Write the material out again in full, word for word. Do not include the pictures.

▶ _Data section_
--- START ---

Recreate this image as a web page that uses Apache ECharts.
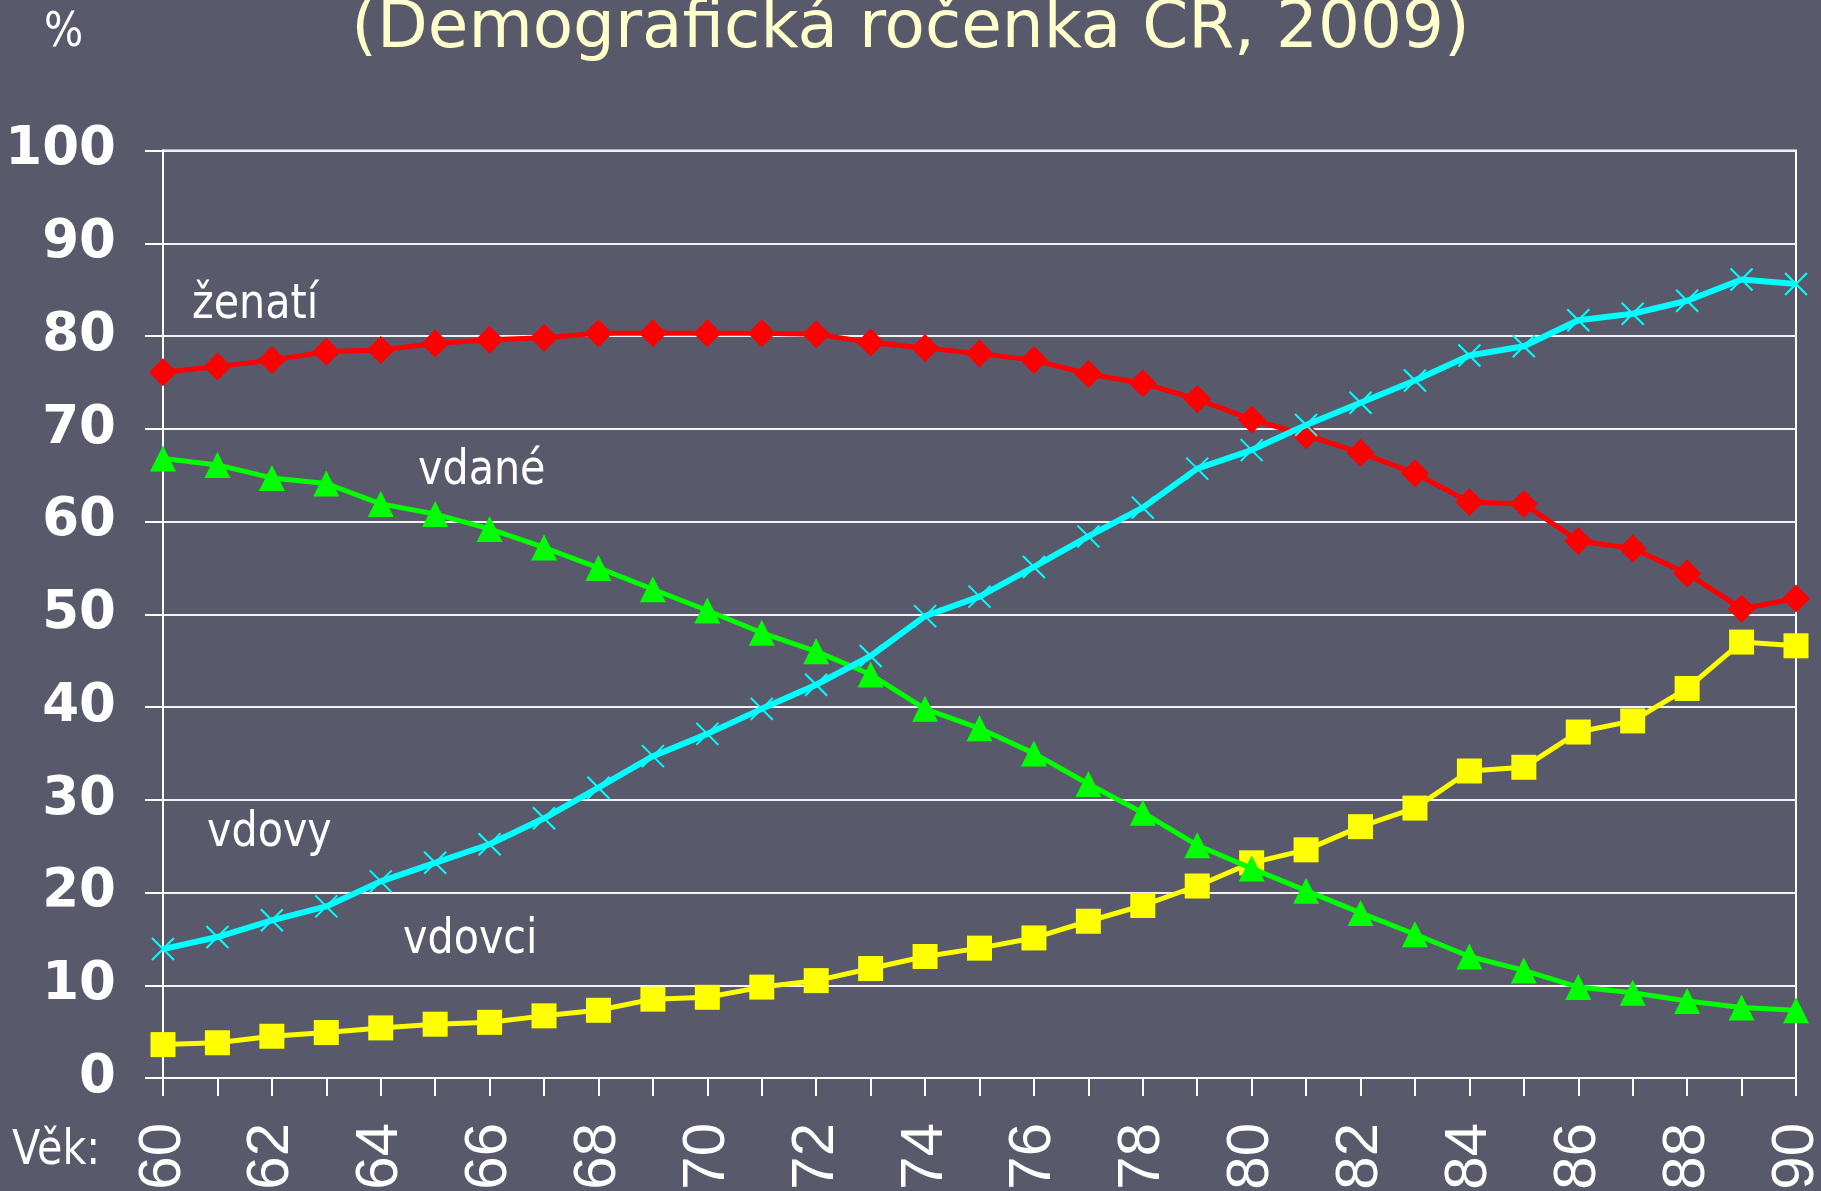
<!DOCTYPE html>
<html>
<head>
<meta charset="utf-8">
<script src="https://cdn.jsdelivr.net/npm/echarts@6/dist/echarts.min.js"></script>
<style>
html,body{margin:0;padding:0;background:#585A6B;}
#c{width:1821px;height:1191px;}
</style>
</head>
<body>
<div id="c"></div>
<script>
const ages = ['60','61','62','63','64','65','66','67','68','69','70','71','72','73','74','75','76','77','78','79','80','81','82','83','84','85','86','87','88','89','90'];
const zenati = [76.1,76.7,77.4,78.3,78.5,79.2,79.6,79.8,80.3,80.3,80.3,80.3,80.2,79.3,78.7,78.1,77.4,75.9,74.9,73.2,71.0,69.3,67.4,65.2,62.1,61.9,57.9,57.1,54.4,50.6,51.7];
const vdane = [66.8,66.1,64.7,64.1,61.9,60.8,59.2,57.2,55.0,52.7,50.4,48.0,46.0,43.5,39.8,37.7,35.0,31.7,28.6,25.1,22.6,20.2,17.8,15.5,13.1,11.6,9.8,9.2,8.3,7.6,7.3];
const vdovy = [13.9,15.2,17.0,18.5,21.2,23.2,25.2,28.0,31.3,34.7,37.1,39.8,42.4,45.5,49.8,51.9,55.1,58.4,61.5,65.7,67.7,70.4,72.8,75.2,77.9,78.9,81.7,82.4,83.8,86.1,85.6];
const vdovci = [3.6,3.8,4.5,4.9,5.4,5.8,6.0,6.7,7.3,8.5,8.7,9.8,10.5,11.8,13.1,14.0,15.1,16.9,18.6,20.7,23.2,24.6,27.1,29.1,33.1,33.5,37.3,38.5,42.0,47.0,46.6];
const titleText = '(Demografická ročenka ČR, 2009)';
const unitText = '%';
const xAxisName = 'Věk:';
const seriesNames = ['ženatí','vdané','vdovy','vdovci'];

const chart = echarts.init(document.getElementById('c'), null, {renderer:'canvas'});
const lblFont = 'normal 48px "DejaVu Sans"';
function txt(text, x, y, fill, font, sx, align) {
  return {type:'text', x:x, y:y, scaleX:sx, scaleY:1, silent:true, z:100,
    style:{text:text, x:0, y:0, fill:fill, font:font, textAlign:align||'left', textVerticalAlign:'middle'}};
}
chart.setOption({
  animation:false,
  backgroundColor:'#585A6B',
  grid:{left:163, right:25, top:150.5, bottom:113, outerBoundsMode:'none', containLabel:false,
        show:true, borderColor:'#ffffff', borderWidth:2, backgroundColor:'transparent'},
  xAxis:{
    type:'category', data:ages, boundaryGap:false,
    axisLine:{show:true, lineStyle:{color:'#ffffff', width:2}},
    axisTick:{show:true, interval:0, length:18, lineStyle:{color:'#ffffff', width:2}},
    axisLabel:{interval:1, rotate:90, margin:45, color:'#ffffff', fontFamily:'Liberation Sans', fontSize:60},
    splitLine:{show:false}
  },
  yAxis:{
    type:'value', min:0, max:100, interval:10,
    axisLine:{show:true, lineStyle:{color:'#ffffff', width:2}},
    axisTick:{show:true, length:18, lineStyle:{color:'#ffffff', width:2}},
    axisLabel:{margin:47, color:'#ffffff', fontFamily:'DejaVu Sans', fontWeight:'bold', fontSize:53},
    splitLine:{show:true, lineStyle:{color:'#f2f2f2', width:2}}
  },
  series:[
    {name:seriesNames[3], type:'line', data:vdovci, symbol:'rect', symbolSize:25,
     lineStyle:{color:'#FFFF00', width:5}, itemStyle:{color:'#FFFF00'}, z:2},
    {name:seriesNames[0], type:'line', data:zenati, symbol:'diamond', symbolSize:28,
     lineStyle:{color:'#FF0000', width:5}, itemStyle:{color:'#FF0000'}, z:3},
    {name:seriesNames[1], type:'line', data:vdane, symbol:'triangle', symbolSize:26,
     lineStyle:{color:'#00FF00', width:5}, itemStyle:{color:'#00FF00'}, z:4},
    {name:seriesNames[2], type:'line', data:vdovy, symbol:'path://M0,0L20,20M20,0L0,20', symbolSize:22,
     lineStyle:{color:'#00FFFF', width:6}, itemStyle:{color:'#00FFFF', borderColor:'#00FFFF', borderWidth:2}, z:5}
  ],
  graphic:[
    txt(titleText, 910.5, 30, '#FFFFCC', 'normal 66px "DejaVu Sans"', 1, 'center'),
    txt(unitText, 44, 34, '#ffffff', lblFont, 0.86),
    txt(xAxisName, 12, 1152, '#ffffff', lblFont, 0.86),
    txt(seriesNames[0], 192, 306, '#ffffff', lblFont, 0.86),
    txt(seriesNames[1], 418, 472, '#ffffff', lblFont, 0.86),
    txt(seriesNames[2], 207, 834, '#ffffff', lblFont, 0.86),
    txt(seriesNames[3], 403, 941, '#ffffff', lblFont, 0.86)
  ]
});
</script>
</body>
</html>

--- END ---

▶ _The answer_
Recreate this image as a web page that uses Apache ECharts.
<!DOCTYPE html>
<html>
<head>
<meta charset="utf-8">
<script src="https://cdn.jsdelivr.net/npm/echarts@6/dist/echarts.min.js"></script>
<style>
html,body{margin:0;padding:0;background:#585A6B;}
#c{width:1821px;height:1191px;}
</style>
</head>
<body>
<div id="c"></div>
<script>
const ages = ['60','61','62','63','64','65','66','67','68','69','70','71','72','73','74','75','76','77','78','79','80','81','82','83','84','85','86','87','88','89','90'];
const zenati = [76.1,76.7,77.4,78.3,78.5,79.2,79.6,79.8,80.3,80.3,80.3,80.3,80.2,79.3,78.7,78.1,77.4,75.9,74.9,73.2,71.0,69.3,67.4,65.2,62.1,61.9,57.9,57.1,54.4,50.6,51.7];
const vdane = [66.8,66.1,64.7,64.1,61.9,60.8,59.2,57.2,55.0,52.7,50.4,48.0,46.0,43.5,39.8,37.7,35.0,31.7,28.6,25.1,22.6,20.2,17.8,15.5,13.1,11.6,9.8,9.2,8.3,7.6,7.3];
const vdovy = [13.9,15.2,17.0,18.5,21.2,23.2,25.2,28.0,31.3,34.7,37.1,39.8,42.4,45.5,49.8,51.9,55.1,58.4,61.5,65.7,67.7,70.4,72.8,75.2,77.9,78.9,81.7,82.4,83.8,86.1,85.6];
const vdovci = [3.6,3.8,4.5,4.9,5.4,5.8,6.0,6.7,7.3,8.5,8.7,9.8,10.5,11.8,13.1,14.0,15.1,16.9,18.6,20.7,23.2,24.6,27.1,29.1,33.1,33.5,37.3,38.5,42.0,47.0,46.6];
const titleText = '(Demografická ročenka ČR, 2009)';
const unitText = '%';
const xAxisName = 'Věk:';
const seriesNames = ['ženatí','vdané','vdovy','vdovci'];

const chart = echarts.init(document.getElementById('c'), null, {renderer:'canvas'});
const lblFont = 'normal 48px "DejaVu Sans"';
function txt(text, x, y, fill, font, sx, align) {
  return {type:'text', x:x, y:y, scaleX:sx, scaleY:1, silent:true, z:100,
    style:{text:text, x:0, y:0, fill:fill, font:font, textAlign:align||'left', textVerticalAlign:'middle'}};
}
chart.setOption({
  animation:false,
  backgroundColor:'#585A6B',
  grid:{left:163, right:25, top:150.5, bottom:113, outerBoundsMode:'none', containLabel:false,
        show:true, borderColor:'#ffffff', borderWidth:2, backgroundColor:'transparent'},
  xAxis:{
    type:'category', data:ages, boundaryGap:false,
    axisLine:{show:true, lineStyle:{color:'#ffffff', width:2}},
    axisTick:{show:true, interval:0, length:18, lineStyle:{color:'#ffffff', width:2}},
    axisLabel:{interval:1, rotate:90, margin:45, color:'#ffffff', fontFamily:'Liberation Sans', fontSize:60},
    splitLine:{show:false}
  },
  yAxis:{
    type:'value', min:0, max:100, interval:10,
    axisLine:{show:true, lineStyle:{color:'#ffffff', width:2}},
    axisTick:{show:true, length:18, lineStyle:{color:'#ffffff', width:2}},
    axisLabel:{margin:47, color:'#ffffff', fontFamily:'DejaVu Sans', fontWeight:'bold', fontSize:53},
    splitLine:{show:true, lineStyle:{color:'#f2f2f2', width:2}}
  },
  series:[
    {name:seriesNames[3], type:'line', data:vdovci, symbol:'rect', symbolSize:25,
     lineStyle:{color:'#FFFF00', width:5}, itemStyle:{color:'#FFFF00'}, z:2},
    {name:seriesNames[0], type:'line', data:zenati, symbol:'diamond', symbolSize:28,
     lineStyle:{color:'#FF0000', width:5}, itemStyle:{color:'#FF0000'}, z:3},
    {name:seriesNames[1], type:'line', data:vdane, symbol:'triangle', symbolSize:26,
     lineStyle:{color:'#00FF00', width:5}, itemStyle:{color:'#00FF00'}, z:4},
    {name:seriesNames[2], type:'line', data:vdovy, symbol:'path://M0,0L20,20M20,0L0,20', symbolSize:22,
     lineStyle:{color:'#00FFFF', width:6}, itemStyle:{color:'#00FFFF', borderColor:'#00FFFF', borderWidth:2}, z:5}
  ],
  graphic:[
    txt(titleText, 910.5, 30, '#FFFFCC', 'normal 66px "DejaVu Sans"', 1, 'center'),
    txt(unitText, 44, 34, '#ffffff', lblFont, 0.86),
    txt(xAxisName, 12, 1152, '#ffffff', lblFont, 0.86),
    txt(seriesNames[0], 192, 306, '#ffffff', lblFont, 0.86),
    txt(seriesNames[1], 418, 472, '#ffffff', lblFont, 0.86),
    txt(seriesNames[2], 207, 834, '#ffffff', lblFont, 0.86),
    txt(seriesNames[3], 403, 941, '#ffffff', lblFont, 0.86)
  ]
});
</script>
</body>
</html>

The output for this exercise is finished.